The International Air Transport Association (IATA) has called on governments to work together to urgently find ways to re-establish global connectivity by re-opening borders and to continue with relief measures to sustain airlines during the COVID-19 crisis.
IATA’s call reflects deep industry frustration as government policies such as closed borders, travel restrictions and quarantines continue to annihilate travel demand.
The clearing house for over 290 global airlines said this was evident in a disappointing “peak (Northern Hemisphere) summer travel season” that saw minimal improvements compared to the May-June period, as four in five potential travelers stayed home, based on comparisons with the year-ago period.
IATA disclosed that total July 2020 traffic was 79.8% below 2019 levels, while International traffic in July 2020 was 91.9% below 2019 levels
“Protecting their citizens must be the top priority of governments. But too many governments are fighting a global pandemic in isolation with a view that closing borders is the only solution. It’s time for governments to work together to implement measures that will enable economic and social life to resume, while controlling the spread of the virus,” said Alexandre de Juniac, IATA’s Director General and CEO.
(IATA) Director-General, Alexandre de Juniac
Specifically, IATA calls for governments to grasp the seriousness of the crisis facing the airline industry and its consequences for their citizens just as it urges governments to focus their attention on these key issues such as re-opening borders, continuing relief measures and global leadership.

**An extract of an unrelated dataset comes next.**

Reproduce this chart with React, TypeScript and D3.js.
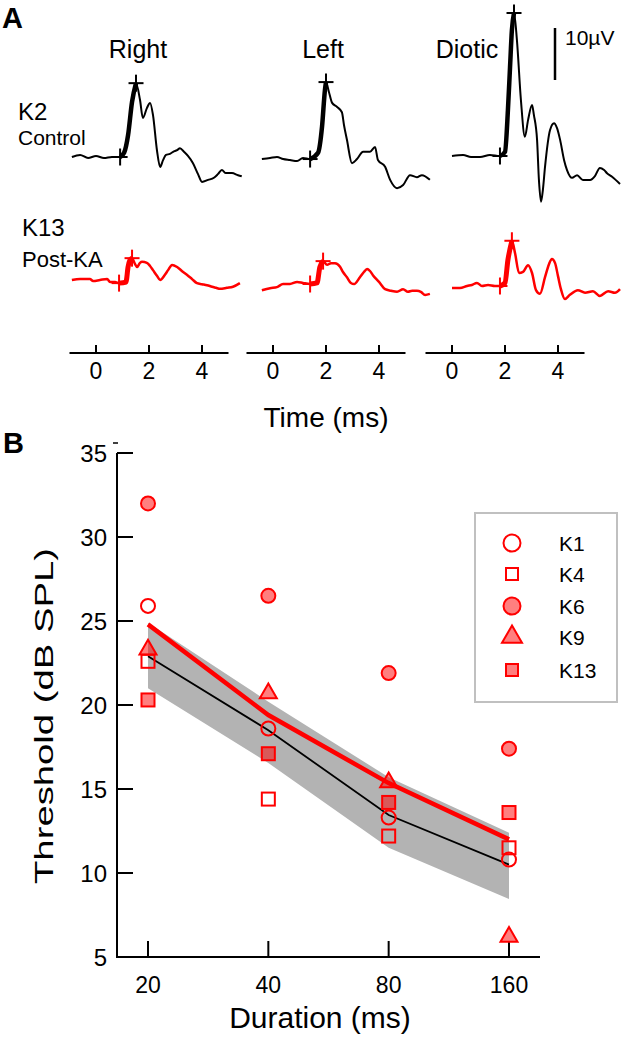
import React from "react";
import * as d3 from "d3";

// ---------- Panel A data: ABR traces, [time ms, amplitude µV] ----------
const rightCtrl: [number, number][] = [[-0.91,0],[-0.6,0.4],[-0.3,-0.2],[0,0.2],[0.3,-0.2],[0.6,0],[0.91,0],[1.06,0.8],[1.21,4.2],[1.36,10.6],[1.51,14.2],[1.66,11.0],[1.77,7.5],[1.92,9.4],[2.04,10.4],[2.15,8.1],[2.30,1.3],[2.42,-1.9],[2.53,-0.6],[2.64,0.4],[2.79,0.6],[2.91,1.0],[3.06,1.3],[3.17,1.7],[3.32,1.0],[3.47,0.2],[3.66,-1.2],[3.85,-3.3],[4.0,-4.8],[4.23,-4.4],[4.45,-4.0],[4.6,-3.3],[4.75,-2.5],[4.9,-3.1],[5.13,-3.1],[5.36,-3.5],[5.5,-3.7]];
const leftCtrl: [number, number][] = [[-0.42,-0.2],[-0.11,0],[0.15,0.2],[0.38,-0.2],[0.64,-0.4],[0.91,-0.6],[1.13,0],[1.40,-0.2],[1.70,1.0],[1.85,6.0],[1.96,13.1],[2.0,14.6],[2.11,12.7],[2.23,10.6],[2.42,9.8],[2.60,8.8],[2.68,6.3],[2.79,3.5],[2.98,-1.0],[3.17,-0.2],[3.40,1.2],[3.66,1.2],[3.85,2.1],[3.96,-0.4],[4.23,-1.7],[4.42,-4.2],[4.68,-5.8],[4.91,-5.2],[5.17,-3.3],[5.43,-3.7],[5.62,-3.3],[5.92,-4.2]];
const dioticCtrl: [number, number][] = [[0,0],[0.42,0.2],[0.72,-0.2],[1.06,-0.2],[1.43,0.2],[1.81,0],[2.0,0.8],[2.11,8.8],[2.19,17.1],[2.26,24.2],[2.34,27.5],[2.45,22.3],[2.6,10.8],[2.75,3.7],[2.87,6.9],[3.02,9.8],[3.09,7.9],[3.21,3.1],[3.28,-4.6],[3.36,-8.8],[3.43,-6.5],[3.51,-2.1],[3.70,5.0],[3.85,6.3],[3.96,5.4],[4.08,3.1],[4.23,-0.8],[4.34,-2.7],[4.53,-4.2],[4.72,-3.7],[4.94,-4.6],[5.21,-4.6],[5.40,-3.8],[5.58,-2.3],[5.74,-2.7],[5.85,-3.3],[6.04,-4.0],[6.34,-5.4]];
const rightKA: [number, number][] = [[-0.91,0],[-0.6,0.2],[-0.23,0.2],[-0.11,-0.2],[0.15,0],[0.42,0.2],[0.53,-0.4],[0.72,-0.4],[0.87,-0.6],[1.13,-0.4],[1.21,2.5],[1.28,3.8],[1.36,4.2],[1.47,3.1],[1.55,2.5],[1.66,3.3],[1.74,3.5],[1.92,3.3],[2.04,2.7],[2.15,1.9],[2.30,0.8],[2.42,0],[2.6,1.0],[2.72,1.9],[2.87,2.9],[3.06,2.5],[3.25,1.7],[3.43,1.0],[3.62,0.2],[3.81,-0.6],[4.0,-0.8],[4.19,-1.0],[4.38,-1.3],[4.53,-1.5],[4.68,-1.7],[4.94,-1.5],[5.17,-1.3],[5.43,-0.6]];
const leftKA: [number, number][] = [[-0.42,-1.2],[-0.11,-0.8],[0.15,-0.6],[0.38,0],[0.64,0],[0.91,0.4],[1.13,0.2],[1.40,0],[1.66,0.2],[1.77,3.3],[1.89,4.4],[2.04,3.7],[2.19,4.0],[2.34,4.0],[2.53,3.3],[2.64,2.3],[2.79,1.3],[2.94,0.2],[3.06,0],[3.28,1.3],[3.43,2.3],[3.55,2.9],[3.66,2.5],[3.77,1.7],[4.0,0.4],[4.23,-1.0],[4.45,-1.3],[4.68,-1.5],[4.91,-1.0],[5.09,-1.5],[5.25,-1.3],[5.43,-1.3],[5.58,-1.5],[5.74,-2.1],[5.92,-1.9]];
const dioticKA: [number, number][] = [[0,-0.4],[0.3,-0.4],[0.57,0],[0.75,0.2],[0.94,0.6],[1.13,0],[1.36,0.2],[1.62,0],[1.81,0],[2.0,0.6],[2.11,5.0],[2.26,8.7],[2.38,6.3],[2.53,2.5],[2.68,2.7],[2.87,4.0],[3.02,2.5],[3.17,-0.8],[3.32,-1.5],[3.51,1.7],[3.66,4.2],[3.77,5.2],[3.89,4.4],[4.0,1.9],[4.11,-0.6],[4.26,-2.5],[4.45,-1.7],[4.75,-0.8],[5.02,-1.3],[5.32,-1.0],[5.58,-1.9],[5.89,-1.0],[6.15,-1.3],[6.34,-0.6]];

const conditions = ["Right", "Left", "Diotic"];
const ctrlTraces = [rightCtrl, leftCtrl, dioticCtrl];
const kaTraces = [rightKA, leftKA, dioticKA];
const ctrlOnsetIdx = [6, 7, 5];
const ctrlPeakIdx = [10, 11, 10];
const kaOnsetIdx = [8, 7, 8];
const kaPeakIdx = [12, 10, 11];
const timeTicks = [0, 2, 4];
const scaleBarUV = 10;

// ---------- Panel B data ----------
const durations = [20, 40, 80, 160];
const K1 = [25.9, 18.6, 13.3, 10.8];
const K4 = [22.6, 14.4, 12.2, 11.5];
const K6 = [32.0, 26.5, 21.9, 17.4];
const K9 = [23.3, 20.7, 15.4, 6.2];
const K13 = [20.3, 17.1, 14.2, 13.6];
const ctrlMean = [22.9, 18.5, 13.45, 10.5];
const bandUpper = [24.9, 20.2, 15.7, 12.4];
const bandLower = [21.0, 16.55, 11.5, 8.45];
const kaMean = [24.8, 19.4, 15.35, 12.0];
const thresholdTicks = [5, 10, 15, 20, 25, 30, 35];

const animals = [
  { name: "K1", values: K1, shape: "circle", filled: false },
  { name: "K4", values: K4, shape: "square", filled: false },
  { name: "K6", values: K6, shape: "circle", filled: true },
  { name: "K9", values: K9, shape: "triangle", filled: true },
  { name: "K13", values: K13, shape: "square", filled: true },
];

const FONT = "'Liberation Sans', Arial, Helvetica, sans-serif";
const RED = "#ff0000";
const RED_FILL = "rgba(255,0,0,0.5)";

// ---------- layout ----------
const colX0 = [96, 273, 452];
const pxPerMs = 26.5;
const pxPerUV = 5.2;
const ctrlBase = [157, 158, 156];
const kaBase = [280, 284, 286];
const timeAxisY = 353;

function Marker({ shape, filled, x, y, r, sq, tri }: any) {
  const fill = filled ? RED_FILL : "none";
  if (shape === "circle")
    return <circle cx={x} cy={y} r={r} fill={fill} stroke={RED} strokeWidth={2} />;
  if (shape === "square")
    return <rect x={x - sq / 2} y={y - sq / 2} width={sq} height={sq} fill={fill} stroke={RED} strokeWidth={2} />;
  const area = (Math.sqrt(3) / 4) * tri * tri;
  const p = d3.symbol().type(d3.symbolTriangle).size(area)() as string;
  return <path d={p} transform={`translate(${x},${y})`} fill={fill} stroke={RED} strokeWidth={2} strokeLinejoin="miter" />;
}

function Plus({ x, y, color, w }: any) {
  return (
    <g stroke={color} strokeWidth={w}>
      <line x1={x - 7.5} x2={x + 7.5} y1={y} y2={y} />
      <line x1={x} x2={x} y1={y - 8.5} y2={y + 8.5} />
    </g>
  );
}

function Trace({ data, xs, ys, color, onset, peak, w, thick }: any) {
  const line = d3
    .line<[number, number]>()
    .x((d) => xs(d[0]))
    .y((d) => ys(d[1]))
    .curve(d3.curveMonotoneX);
  const seg = data.slice(onset, peak + 1);
  return (
    <g fill="none">
      <path d={line(data) as string} stroke={color} strokeWidth={w} strokeLinejoin="round" />
      <path d={line(seg) as string} stroke={color} strokeWidth={thick} strokeLinejoin="round" />
      <Plus x={xs(data[onset][0])} y={ys(data[onset][1])} color={color} w={2} />
      <Plus x={xs(data[peak][0])} y={ys(data[peak][1])} color={color} w={2} />
    </g>
  );
}

export default function App() {
  // Panel B scales
  const xB = d3.scaleLog().domain([20, 160]).range([148, 509]);
  const yB = d3.scaleLinear().domain([5, 35]).range([957, 453]);
  const bandArea = d3
    .area<number>()
    .x((_, i) => xB(durations[i]))
    .y0((_, i) => yB(bandLower[i]))
    .y1((_, i) => yB(bandUpper[i]));
  const meanLine = (vals: number[]) =>
    d3
      .line<number>()
      .x((_, i) => xB(durations[i]))
      .y((d) => yB(d))(vals) as string;

  const legendY = [543, 574, 606, 637, 670];

  return (
    <svg
      width={625}
      height={1039}
      style={{ position: "absolute", left: 0, top: 0, background: "#fff" }}
      fontFamily={FONT}
    >
      <rect width={625} height={1039} fill="#fff" />
      {/* ---------------- Panel A ---------------- */}
      <text x={2} y={28} fontSize={29} fontWeight="bold">A</text>
      <text x={18} y={120} fontSize={24}>K2</text>
      <text x={18} y={145} fontSize={21}>Control</text>
      <text x={22} y={236} fontSize={24}>K13</text>
      <text x={22} y={267} fontSize={22}>Post-KA</text>

      {conditions.map((c, ci) => {
        const xs = d3.scaleLinear().domain([0, 1]).range([colX0[ci], colX0[ci] + pxPerMs]);
        const ysC = d3.scaleLinear().domain([0, 1]).range([ctrlBase[ci], ctrlBase[ci] - pxPerUV]);
        const ysK = d3.scaleLinear().domain([0, 1]).range([kaBase[ci], kaBase[ci] - pxPerUV]);
        const labelX = [138, 323, 467][ci];
        return (
          <g key={c}>
            <text x={labelX} y={58} fontSize={25} textAnchor="middle">{c}</text>
            <Trace data={ctrlTraces[ci]} xs={xs} ys={ysC} color="#000" onset={ctrlOnsetIdx[ci]} peak={ctrlPeakIdx[ci]} w={2} thick={4.5} />
            <Trace data={kaTraces[ci]} xs={xs} ys={ysK} color={RED} onset={kaOnsetIdx[ci]} peak={kaPeakIdx[ci]} w={2.5} thick={5} />
            {/* time axis */}
            <line x1={xs(-1)} x2={xs(5)} y1={timeAxisY} y2={timeAxisY} stroke="#000" strokeWidth={2} />
            {timeTicks.map((t) => (
              <g key={t}>
                <line x1={xs(t)} x2={xs(t)} y1={timeAxisY - 8} y2={timeAxisY} stroke="#000" strokeWidth={2} />
                <text x={xs(t)} y={379} fontSize={23} textAnchor="middle">{t}</text>
              </g>
            ))}
          </g>
        );
      })}
      {/* scale bar */}
      <line x1={555} x2={555} y1={28} y2={28 + scaleBarUV * pxPerUV} stroke="#000" strokeWidth={2.5} />
      <text x={565} y={45} fontSize={21}>10µV</text>
      <text x={326} y={427} fontSize={28} textAnchor="middle">Time (ms)</text>

      {/* ---------------- Panel B ---------------- */}
      <text x={3} y={453} fontSize={29} fontWeight="bold">B</text>
      <line x1={113} x2={118} y1={443} y2={443} stroke="#000" strokeWidth={1.5} />
      <line x1={117} x2={117} y1={yB(35)} y2={yB(5)} stroke="#000" strokeWidth={2} />
      <line x1={116} x2={540} y1={yB(5)} y2={yB(5)} stroke="#000" strokeWidth={2} />
      {thresholdTicks.map((t) => (
        <g key={t}>
          <line x1={117} x2={133} y1={yB(t)} y2={yB(t)} stroke="#000" strokeWidth={2} />
          <text x={107} y={yB(t) + 9} fontSize={24} textAnchor="end">{t}</text>
        </g>
      ))}
      {durations.map((d) => (
        <g key={d}>
          <line x1={xB(d)} x2={xB(d)} y1={yB(5) - 16} y2={yB(5)} stroke="#000" strokeWidth={2} />
          <text x={xB(d)} y={993} fontSize={23} textAnchor="middle">{d}</text>
        </g>
      ))}
      <text x={320} y={1028} fontSize={30} textAnchor="middle">Duration (ms)</text>
      <text
        transform="translate(53,716) rotate(-90)"
        fontSize={26}
        textAnchor="middle"
        textLength={336}
        lengthAdjust="spacingAndGlyphs"
      >
        Threshold (dB SPL)
      </text>

      <path d={bandArea(durations) as string} fill="#b3b3b3" />
      <path d={meanLine(ctrlMean)} fill="none" stroke="#000" strokeWidth={1.8} />
      <path d={meanLine(kaMean)} fill="none" stroke={RED} strokeWidth={4.5} />

      {animals.map((a) =>
        a.values.map((v, i) => (
          <Marker key={a.name + i} shape={a.shape} filled={a.filled} x={xB(durations[i])} y={yB(v)} r={7} sq={13} tri={17} />
        ))
      )}

      {/* legend */}
      <rect x={475} y={513} width={142} height={189} fill="none" stroke="#c0c0c0" strokeWidth={2} />
      {animals.map((a, i) => (
        <g key={a.name}>
          <Marker shape={a.shape} filled={a.filled} x={512} y={legendY[i]} r={8.5} sq={12} tri={20} />
          <text x={559} y={legendY[i] + 8} fontSize={21}>{a.name}</text>
        </g>
      ))}
    </svg>
  );
}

According to him, the world remains largely closed to travel despite the availability of global protocols to enable the safe re-start of aviation (Take-off guidance) developed by governments through the leadership of the International Civil Aviation Organization (ICAO) with the support of the World Health Organization (WHO).
This guidance covers all aspects of the passenger journey and recommends sanitary measures to keep travelers safe and reduce the risk of importing infection.”
“Airlines have been largely grounded for a half-year. And the situation is not improving. In fact, in many cases it is going in the wrong direction. We see governments replacing border closures with quarantine for air travelers.
“Neither will restore travel or jobs. Worse, governments are changing the entry requirements with little notice to travelers or coordination with their trading partners. This uncertainty destroys demand.
Ten per cent of the global economy is sustained by travel and tourism; governments need to do better to re-start it,” said de Juniac.
The prerequisite to open borders is the ICAO Take-off guidance.
Additionally, IATA is proposing travel bubbles to mitigate risks between specific markets and foresees a much wider and strategic use of COVID-19 testing as technology improves accuracy, speed and scalability.
“No government wants to import COVID-19. Equally, no government should want to see the economic hardships and associated health impacts of mass unemployment. Successfully getting through this crisis requires careful risk-management with effective measures.
“ If government policies focus on enabling a safe re-start, aviation is well-prepared to deliver. Risk-management is a well-developed discipline that airlines rely on to keep travel safe and secure,” said de Juniac.
With the exception of some domestic markets, he noted that there is little evidence of an early industry recovery, hinting that airlines continue to lose billions of dollars and are facing difficult decisions to resize their operations and workforce for the future.
“Many airlines will not have the financial means to survive an indefinite shutdown that, for many, already exceeds a half-year.
In these extraordinary times, governments will need to continue with financial and other relief measures to the greatest extent possible.
It’s a solid investment in the recovery because each airline job saved supports 24 in the broader economy. And a functioning airline industry will be a critical enabler for economies to regain their full power,” said de Juniac.